Nuclear Fusion Energy: From Lab to Grid Power Revolution

By 2035, the world's first commercial fusion power plants could be feeding electricity into the grid—not as a far-off dream, but as operational facilities transforming how humanity generates energy. After decades of skepticism and false starts, fusion energy has entered a new phase where major utilities are signing billion-dollar deals, governments are committing unprecedented funding, and breakthrough after breakthrough suggests we're on the verge of harnessing the power of stars here on Earth.

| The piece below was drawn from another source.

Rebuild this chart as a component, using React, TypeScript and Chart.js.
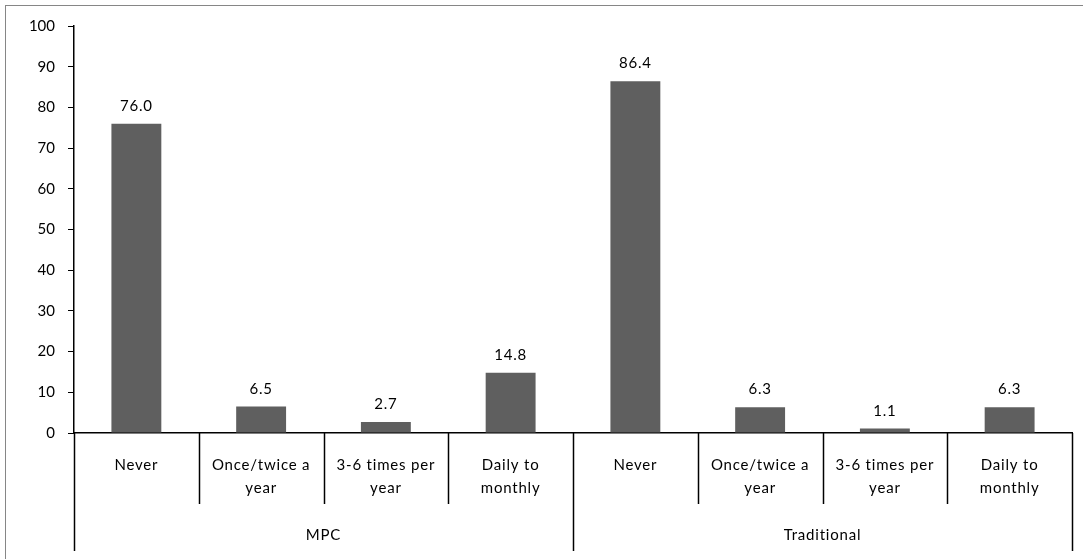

Unlike fission reactors that split atoms and produce radioactive waste lasting millennia, fusion promises something revolutionary: nearly limitless energy from abundant fuel sources, minimal radioactive byproducts, and no risk of catastrophic meltdowns. The question isn't whether fusion will work anymore. It's how quickly we can scale it.

The Breakthrough That Changed Everything

December 2022 marked a turning point. For the first time in history, scientists at Lawrence Livermore National Laboratory achieved fusion ignition—producing more energy from a fusion reaction than the lasers put in to trigger it. The National Ignition Facility fired 192 lasers at a tiny capsule containing hydrogen isotopes, creating temperatures exceeding 100 million degrees Celsius and pressures found nowhere else in the universe except inside stars and exploding nuclear weapons.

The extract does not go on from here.